One of these is the great uncertainty caused in the work environment by a lack of institutionalization. Professional managers don’t know the rules, since they haven’t been defined or written down and thus vary from one person to the next. Some family companies prepare family constitutions in order to overcome this obstacle, and I think they’re very useful. I also know it’s easier said than done. These constitutions lay out the principles and rules as agreed by the entire family and regulate the behavior of family members and their relationships with the company after the founder’s departure. The greatest challenge here might well be the timing. It’s not something you can do at the drop of a hat. Or more precisely, the more shareholders or family members actively working in the business, the harder it gets. The most appropriate time is during the lifetime of the founder. Founders who use their authority in the family to create a family constitution do a great service to both the business and the family.
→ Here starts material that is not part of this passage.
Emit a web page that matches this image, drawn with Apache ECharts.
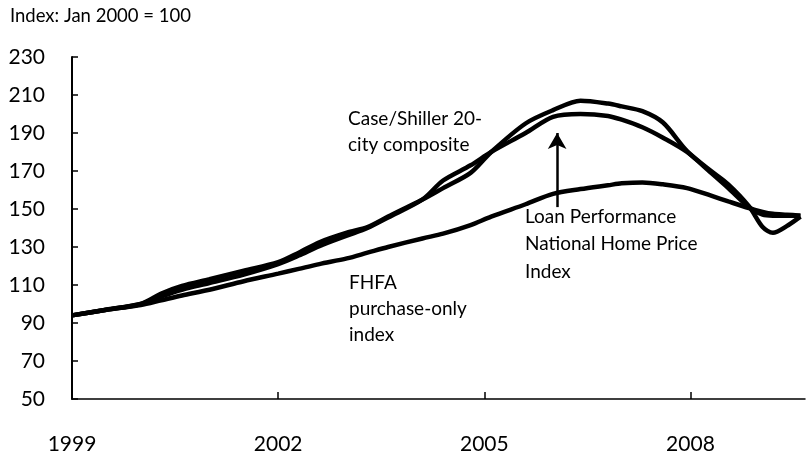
<!DOCTYPE html>
<html>
<head>
<meta charset="utf-8">
<script src="https://cdn.jsdelivr.net/npm/echarts@6/dist/echarts.min.js"></script>
<style>
  html, body { margin: 0; padding: 0; background: #fff; }
  #chart { width: 809px; height: 456px; }
</style>
</head>
<body>
<div id="chart"></div>
<script>
// readings taken off the scanned chart, index Jan 2000 = 100
const years = [1999.0, 1999.5, 2000.0, 2000.3, 2000.6, 2001.0, 2001.5, 2002.0, 2002.3, 2002.6,
  2003.0, 2003.3, 2003.6, 2004.1, 2004.4, 2004.8, 2005.1, 2005.6, 2006.0, 2006.4,
  2006.8, 2007.0, 2007.3, 2007.6, 2007.95, 2008.3, 2008.55, 2008.85, 2009.05, 2009.2,
  2009.4, 2009.6];

const fhfa = [94, 97, 99.5, 102, 104.5, 107.5, 112, 116, 118.5, 121,
  124, 127, 130, 134.5, 137, 141.5, 146, 152.5, 158, 160.5,
  162.5, 163.5, 164, 163, 161, 157, 154, 150.5, 148.5, 147.5,
  147, 146.5];

const caseShiller = [94, 97, 100, 105.5, 109.5, 113, 117.5, 122, 127, 132.5,
  137.5, 140.5, 146, 155, 161, 169, 180, 195, 202, 207,
  205.5, 204, 201.5, 195.5, 180.5, 170, 163, 151.5, 140.5, 137.5,
  141, 146];

const loanPerf = [94, 97, 100, 104, 107.5, 111, 115.5, 121, 125.5, 130.5,
  136, 140, 145.5, 155, 165, 173, 180, 190, 198.5, 200,
  199, 197, 193, 187.5, 180, 169, 161, 151, 147, 146.5,
  146.5, 146.5];

const yearLabels = [1999, 2002, 2005, 2008];
const arrowYear = 2006.06;
const arrowFrom = 151;
const arrowTo = 190;

const FONT = 'Lato';
const toMonths = (y) => (y - 1999) * 12;
const pairs = (values) => years.map((y, i) => [toMonths(y), values[i]]);

function lineSeries(name, values, extra = {}) {
  return Object.assign({
    name,
    type: 'line',
    data: pairs(values),
    smooth: 0.3,
    showSymbol: false,
    silent: true,
    lineStyle: { color: '#000', width: 4.5 },
  }, extra);
}

const chart = echarts.init(document.getElementById('chart'), null, { renderer: 'canvas' });

chart.setOption({
  animation: false,
  backgroundColor: '#fff',
  grid: { left: 72, right: 4, top: 57, bottom: 57 },
  xAxis: {
    type: 'value',
    min: 0,
    max: 128,
    interval: 36,
    splitLine: { show: false },
    axisLine: { lineStyle: { color: '#000', width: 1.5 } },
    axisTick: {
      inside: true,
      length: 7,
      customValues: yearLabels.slice(1).map(toMonths),
      lineStyle: { color: '#000', width: 1.5 },
    },
    axisLabel: {
      customValues: yearLabels.map(toMonths),
      formatter: (v) => String(Math.round(1999 + v / 12)),
      margin: 35,
      fontSize: 21,
      fontFamily: FONT,
      color: '#000',
    },
  },
  yAxis: {
    type: 'value',
    min: 50,
    max: 230,
    interval: 20,
    splitLine: { show: false },
    axisLine: { show: true, lineStyle: { color: '#000', width: 2 } },
    axisTick: { show: true, inside: true, length: 6, lineStyle: { color: '#000', width: 1.5 } },
    axisLabel: { margin: 27, fontSize: 21, fontFamily: FONT, color: '#000' },
  },
  series: [
    lineSeries('FHFA purchase-only index', fhfa),
    lineSeries('Case/Shiller 20-city composite', caseShiller),
    lineSeries('Loan Performance National Home Price Index', loanPerf, {
      markLine: {
        silent: true,
        symbol: ['none', 'arrow'],
        symbolSize: [14, 16],
        label: { show: false },
        lineStyle: { color: '#000', width: 2.5, type: 'solid' },
        data: [[
          { coord: [toMonths(arrowYear), arrowFrom] },
          { coord: [toMonths(arrowYear), arrowTo] },
        ]],
      },
    }),
  ],
  graphic: [
    {
      type: 'text', left: 10, top: 7,
      style: { text: 'Index: Jan 2000 = 100', fontSize: 18.5, fontFamily: FONT, fill: '#000' },
    },
    {
      type: 'text', left: 348, top: 106,
      style: { text: 'Case/Shiller 20-\ncity composite', fontSize: 19, lineHeight: 26, fontFamily: FONT, fill: '#000' },
    },
    {
      type: 'text', left: 349, top: 270,
      style: { text: 'FHFA\npurchase-only\nindex', fontSize: 19, lineHeight: 26, fontFamily: FONT, fill: '#000' },
    },
    {
      type: 'text', left: 525, top: 203,
      style: { text: 'Loan Performance\nNational Home Price\nIndex', fontSize: 19, lineHeight: 27.5, fontFamily: FONT, fill: '#000' },
    },
  ],
});
</script>
</body>
</html>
Miss that opportunity, and it might be missed for ever, no matter how much I hate to say it…


It gets harder.


Much harder. Because the establishment of these balances may not please everyone equally.

Founders essentially use their authority to get everyone to agree to family constitutions. It probably makes sense, therefore, to make the following recommendation: Family firms should prioritize this matter, prepare the relevant documentation, and implement their guidelines in a timely fashion.